La parole de Jésus s’est donc, semble-t-il, tue ici-bas. Elle va néanmoins continuer plus que jamais, et même mieux que jamais, oserait-on dire, puisque les onze apôtres reçoivent la mission de Jésus d’aller dans le monde entier pour y proclamer la Bonne Nouvelle. La parole de Jésus qui, durant sa vie terrestre, était restée confinée à Jérusalem et en Galilée, n’ayant franchi que très exceptionnellement les frontières du pays, désormais, elle va se répandre dans tout l’empire romain. Et le livre des actes des apôtres, qui nous rapportent le travail des premières communautés chrétiennes, nous révèle que non seulement la parole de Dieu va atteindre le monde entier, mais elle ne perdra rien de son efficacité. Les apôtres Pierre et Paul, notamment, non seulement annoncent le message de Jésus, mais ils font des miracles aussi étonnants que ceux de Jésus : ils guérissent des aveugles, des boiteux, et même ressuscitent des morts ! « Qu’il ouvre votre cœur à sa lumière, pour vous faire comprendre l’espérance que donne son appel, la gloire sans prix de l’héritage que vous partagez avec les fidèles, et la puissance infinie qu’il déploie pour nous, les croyants. » La miséricorde et la puissance du Seigneur ne se sont pas éteintes pour les hommes parce que Jésus est désormais remonté auprès de son Père. Bien au contraire, plus que jamais, bien qu’absent, Jésus demeure à l’œuvre parmi ses disciples, ou plus précisément par ses disciples. Si les merveilles et les miracles de Dieu, continuent de se manifester aux hommes, c’est que les apôtres, et avec eux toute l’Eglise, sont les continuateurs de l’œuvre de Jésus. Et même mieux, l’église est le corps du Christ, et par elle, c’est le Christ qui continue son œuvre !

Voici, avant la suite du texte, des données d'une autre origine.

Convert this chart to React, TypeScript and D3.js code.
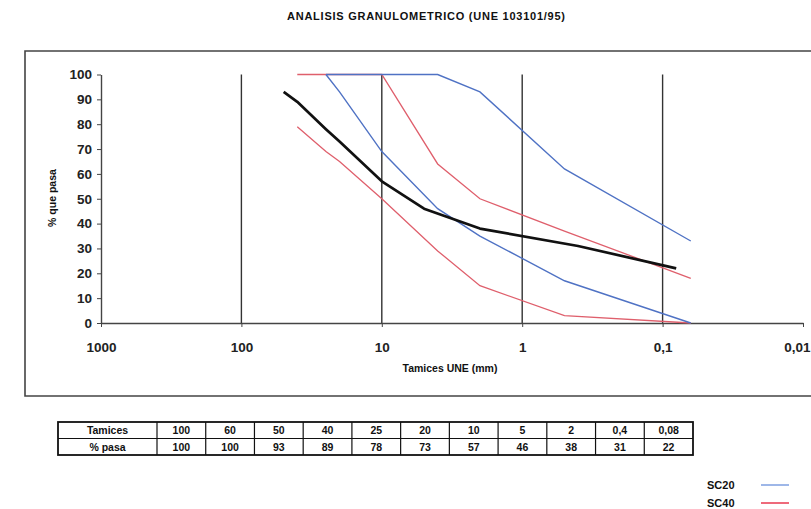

Il est vrai que Jésus a été enlevé corporellement à ses disciples, mais il n’en continue pas moins de parler et d’agir avec eux et par eux d’une manière toute nouvelle. C’est pourquoi l’évangile aujourd’hui nous dit : « Et moi, je suis avec vous tous les jours jusqu’à la fin du monde ». Même assis à la droite du Père, Jésus continue d’agir, il est au cœur de son Eglise. D’une certaine manière, il est beaucoup moins absent que l’on peut l’imaginer. N’avait-il pas laissé entendre à ses disciples qu’il valait mieux qu’il s’en aille ? Mais aussi n’avait-il pas dit qu’ils resteraient avec que jusqu’à la fin de temps, jusqu’à son retour en gloire ? Il faut donc comprendre le mystère de l’Ascension en tenant deux réalités qui nous semblent opposées. D’une part, il nous est profitable que Jésus soit remonté vers son Père, c’est-à-dire que d’une certaine manière, il nous soit enlevé. Et d’autre part, cette absence apparente cache une présence, s’il nous est enlevé physiquement, c’est pour nous être présent spirituellement de manière plus efficace.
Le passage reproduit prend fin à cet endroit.